The book is published by Open Borders Press, an imprint of Orenda Books.  

Rating: 5 stars

Disclaimer: Book offered as part of the book tour but the opinions are, as usual, my own

Wednesday, April 16, 2025

Rachel´s Random Resources: Meet Me Under the Clock by Jo Lovett

 


A failed blind date, an unexpected accident of sorts at the iconic Waterloo station in London. Nadia meets Tom and they decide to play the ´fake date´ for the sake of their parents and acquintances. After all, everyone expects you to settle down in your 30s. A lovely connection that grows up by the day, as beautiful as a flower can freely grow.

Meet Me Under the Clock by Jo Lovett, an author I´ve featured before, it´s irresistible. I´ve read it in few hours, as I couldn´t keep my mind busy to anything until I´ve reached the end of the book. It´s so much hope and good hearted people, building beautiful bridges between people. For a bit, you may just forget all the wrongs of the world.

Nadia is by far my favorite character of the book. Optimistic, with a big heart, accepting failures as part of her life, analysing what is happening around her, especially her feelings. She gives the tone of the story, leading towards a better moment. People like her do really make a difference, and I wish there are more real life persons in this world like her.

If you are looking for a soothing read, this is the right book that will convince you maybe that love can appear from the most unexpected places. Just keep being good and genuine.

Rating: 3.5 stars

Disclaimer: Book offered as part of the book tour but the opinions are, as usual, my own  

Tuesday, April 15, 2025

Kukolka by Lana Lux


Even since I´ve read Jägerin und Sammlerin by Lana Lux, I planned to read her debut novel as well, but I am always overwhelmed by my TBR. Kukolka - in Ukainian, Little Doll, a term of endearment for beautiful women - waited around three years to awake my interest again. But once I started the book, I just couldn´t focus on anything else.

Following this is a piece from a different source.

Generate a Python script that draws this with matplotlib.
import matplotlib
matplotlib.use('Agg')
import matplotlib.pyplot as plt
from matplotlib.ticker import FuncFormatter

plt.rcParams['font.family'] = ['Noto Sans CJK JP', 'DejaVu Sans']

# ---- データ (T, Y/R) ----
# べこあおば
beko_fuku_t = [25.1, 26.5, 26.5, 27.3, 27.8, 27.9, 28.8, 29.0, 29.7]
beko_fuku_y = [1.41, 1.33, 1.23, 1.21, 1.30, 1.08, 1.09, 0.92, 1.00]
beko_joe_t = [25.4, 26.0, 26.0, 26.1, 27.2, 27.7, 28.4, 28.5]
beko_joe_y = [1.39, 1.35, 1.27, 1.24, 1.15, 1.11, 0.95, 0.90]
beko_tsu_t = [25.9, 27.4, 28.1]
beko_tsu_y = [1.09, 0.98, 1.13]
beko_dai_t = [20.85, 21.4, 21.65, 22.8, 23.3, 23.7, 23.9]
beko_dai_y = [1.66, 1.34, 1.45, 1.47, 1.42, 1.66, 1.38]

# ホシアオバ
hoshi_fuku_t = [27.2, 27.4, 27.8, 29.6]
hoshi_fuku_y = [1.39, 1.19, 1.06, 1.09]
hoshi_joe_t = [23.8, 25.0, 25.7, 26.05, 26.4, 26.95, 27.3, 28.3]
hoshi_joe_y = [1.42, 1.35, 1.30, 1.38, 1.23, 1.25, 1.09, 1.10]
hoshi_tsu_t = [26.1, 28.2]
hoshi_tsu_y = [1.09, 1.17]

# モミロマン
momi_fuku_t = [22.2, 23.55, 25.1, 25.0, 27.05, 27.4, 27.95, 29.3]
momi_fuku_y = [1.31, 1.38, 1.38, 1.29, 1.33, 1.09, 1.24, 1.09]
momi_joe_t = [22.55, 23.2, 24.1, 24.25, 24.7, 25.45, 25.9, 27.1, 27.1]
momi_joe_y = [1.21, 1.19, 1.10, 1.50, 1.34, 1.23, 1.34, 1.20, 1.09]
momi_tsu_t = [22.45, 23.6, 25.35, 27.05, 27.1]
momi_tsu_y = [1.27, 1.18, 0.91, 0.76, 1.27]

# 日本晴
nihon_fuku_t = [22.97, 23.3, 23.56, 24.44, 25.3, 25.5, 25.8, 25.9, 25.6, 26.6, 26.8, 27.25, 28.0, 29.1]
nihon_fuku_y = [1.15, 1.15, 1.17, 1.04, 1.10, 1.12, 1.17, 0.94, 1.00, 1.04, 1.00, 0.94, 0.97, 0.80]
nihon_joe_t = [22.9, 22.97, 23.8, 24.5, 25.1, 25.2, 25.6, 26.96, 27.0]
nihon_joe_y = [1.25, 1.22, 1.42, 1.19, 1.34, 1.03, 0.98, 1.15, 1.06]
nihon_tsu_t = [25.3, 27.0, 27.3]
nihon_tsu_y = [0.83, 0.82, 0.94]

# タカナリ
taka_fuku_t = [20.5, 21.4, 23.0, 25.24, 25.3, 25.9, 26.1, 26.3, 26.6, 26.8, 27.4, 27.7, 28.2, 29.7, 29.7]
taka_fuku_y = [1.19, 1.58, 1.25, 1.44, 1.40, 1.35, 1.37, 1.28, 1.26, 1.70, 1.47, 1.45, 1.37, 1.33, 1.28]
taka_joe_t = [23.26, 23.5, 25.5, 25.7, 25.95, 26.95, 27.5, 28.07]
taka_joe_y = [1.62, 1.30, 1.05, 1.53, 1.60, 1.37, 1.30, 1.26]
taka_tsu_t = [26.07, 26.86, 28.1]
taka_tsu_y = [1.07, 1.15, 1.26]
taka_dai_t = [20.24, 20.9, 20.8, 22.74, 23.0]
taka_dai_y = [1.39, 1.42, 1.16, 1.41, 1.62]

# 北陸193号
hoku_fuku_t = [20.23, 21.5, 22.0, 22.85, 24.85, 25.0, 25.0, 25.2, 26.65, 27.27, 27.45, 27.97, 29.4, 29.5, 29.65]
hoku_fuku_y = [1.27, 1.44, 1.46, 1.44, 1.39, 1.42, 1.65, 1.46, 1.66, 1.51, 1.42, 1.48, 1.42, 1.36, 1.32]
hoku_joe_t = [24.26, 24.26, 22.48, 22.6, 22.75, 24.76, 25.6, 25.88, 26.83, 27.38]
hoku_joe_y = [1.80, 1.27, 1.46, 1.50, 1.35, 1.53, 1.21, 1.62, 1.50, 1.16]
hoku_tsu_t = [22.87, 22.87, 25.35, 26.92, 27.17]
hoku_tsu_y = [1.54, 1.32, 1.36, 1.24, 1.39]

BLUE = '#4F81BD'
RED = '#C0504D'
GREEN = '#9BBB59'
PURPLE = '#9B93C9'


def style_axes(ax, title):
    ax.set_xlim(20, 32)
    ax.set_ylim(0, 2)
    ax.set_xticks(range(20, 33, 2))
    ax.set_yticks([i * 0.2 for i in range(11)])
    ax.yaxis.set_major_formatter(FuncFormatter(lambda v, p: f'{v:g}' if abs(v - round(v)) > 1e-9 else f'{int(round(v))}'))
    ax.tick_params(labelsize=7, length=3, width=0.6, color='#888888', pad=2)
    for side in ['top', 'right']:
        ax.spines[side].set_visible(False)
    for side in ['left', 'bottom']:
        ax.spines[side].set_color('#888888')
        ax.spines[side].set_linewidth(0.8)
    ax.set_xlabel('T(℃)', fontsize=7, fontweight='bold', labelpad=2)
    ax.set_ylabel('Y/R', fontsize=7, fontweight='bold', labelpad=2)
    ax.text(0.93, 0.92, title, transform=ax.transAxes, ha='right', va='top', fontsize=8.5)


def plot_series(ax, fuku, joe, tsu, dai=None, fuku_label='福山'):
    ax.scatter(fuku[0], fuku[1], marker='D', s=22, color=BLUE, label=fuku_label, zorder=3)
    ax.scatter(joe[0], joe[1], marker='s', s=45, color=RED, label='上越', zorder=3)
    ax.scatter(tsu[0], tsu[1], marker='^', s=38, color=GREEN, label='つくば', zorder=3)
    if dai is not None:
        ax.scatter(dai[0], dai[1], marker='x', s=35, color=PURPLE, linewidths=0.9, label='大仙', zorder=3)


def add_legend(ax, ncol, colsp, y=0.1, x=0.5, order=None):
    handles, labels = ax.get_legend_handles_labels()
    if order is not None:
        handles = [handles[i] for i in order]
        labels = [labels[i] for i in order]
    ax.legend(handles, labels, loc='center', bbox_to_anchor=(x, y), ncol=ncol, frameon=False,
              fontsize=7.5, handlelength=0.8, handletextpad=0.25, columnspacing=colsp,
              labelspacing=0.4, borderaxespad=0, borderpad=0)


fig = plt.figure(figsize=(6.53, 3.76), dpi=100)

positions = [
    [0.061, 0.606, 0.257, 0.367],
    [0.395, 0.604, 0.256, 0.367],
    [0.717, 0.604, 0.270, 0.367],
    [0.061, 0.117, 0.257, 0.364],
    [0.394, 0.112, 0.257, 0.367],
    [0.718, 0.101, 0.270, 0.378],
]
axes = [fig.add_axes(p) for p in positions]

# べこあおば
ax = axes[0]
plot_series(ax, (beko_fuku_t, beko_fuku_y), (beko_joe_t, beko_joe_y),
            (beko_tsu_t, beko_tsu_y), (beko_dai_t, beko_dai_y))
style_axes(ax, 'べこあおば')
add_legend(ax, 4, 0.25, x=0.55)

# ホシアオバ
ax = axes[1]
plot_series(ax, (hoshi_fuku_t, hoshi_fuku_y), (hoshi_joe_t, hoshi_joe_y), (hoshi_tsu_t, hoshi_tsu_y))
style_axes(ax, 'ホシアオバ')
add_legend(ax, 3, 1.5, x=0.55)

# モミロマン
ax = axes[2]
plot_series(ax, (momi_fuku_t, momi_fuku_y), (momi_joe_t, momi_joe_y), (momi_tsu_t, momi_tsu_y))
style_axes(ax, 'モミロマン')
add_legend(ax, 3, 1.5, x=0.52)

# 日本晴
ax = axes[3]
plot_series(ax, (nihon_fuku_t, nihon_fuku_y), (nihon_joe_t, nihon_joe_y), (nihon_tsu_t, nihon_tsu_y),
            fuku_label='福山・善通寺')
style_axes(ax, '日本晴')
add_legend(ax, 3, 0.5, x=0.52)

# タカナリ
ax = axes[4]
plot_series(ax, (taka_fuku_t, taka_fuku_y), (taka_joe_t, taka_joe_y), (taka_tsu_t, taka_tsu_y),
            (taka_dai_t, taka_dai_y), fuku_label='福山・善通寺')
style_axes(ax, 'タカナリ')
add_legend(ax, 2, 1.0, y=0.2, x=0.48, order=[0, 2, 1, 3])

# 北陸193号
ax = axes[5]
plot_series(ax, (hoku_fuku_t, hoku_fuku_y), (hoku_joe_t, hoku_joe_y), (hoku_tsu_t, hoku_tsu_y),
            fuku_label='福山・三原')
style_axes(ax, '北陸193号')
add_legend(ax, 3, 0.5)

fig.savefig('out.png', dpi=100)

It is a book that will boil inside you for a very long time. While reading it was feeling the full blow of my own feelings towards the main character and her horrible circumstances. 

Samira is an orphan in the post-communist city of Dnepropetrovsk - we are randomly mentioned the city more than half into the story, while the country we can only doubt, as it is once mentioned the national currency, hryvnia. As her best friednd got adopted in Germany, she is dreaming to join her and one fateful night, she is literally running out of the orphanage to join her. 

But on the way to the train station, she got into the claws of Rocky, a local gang leader that will use her, altogether with other young orphans, to reach his aims: street singing, purses ´cleaning´ and other illegal actions. She joined when she was 7, lured by a promise of getting enough money to travel to Germany. In few years, there is another milestone happening, as she meets Dima, a charming young man, who will actually take her to Germany, but with what a price for her. 

The story is told by Samira herself, with the innocent voice of a child who is caught into a horrible life, but the only she ever knew. There is an expectation of abuse to happen, but nothing prepared me to the extent of it. The story grows in intensity, with Samira sharing unbearable details about her everyday cruelty, when she is not even 15 yo, but the voice remains kind and focused on the moment, without assuming that this could be the rest of her life. Despite the terrible reality, there are kind people who may accompany her although, at least for the time spent begging near the local central station, I kept asking myself why no one really noticed the street children? It feels at times unbearable to accept living on the same planet with child abusers. Indeed, the book is stirring so many intense feelings.

As many other books in German I´ve recently read, Kukolka deserves as well to be translated into English.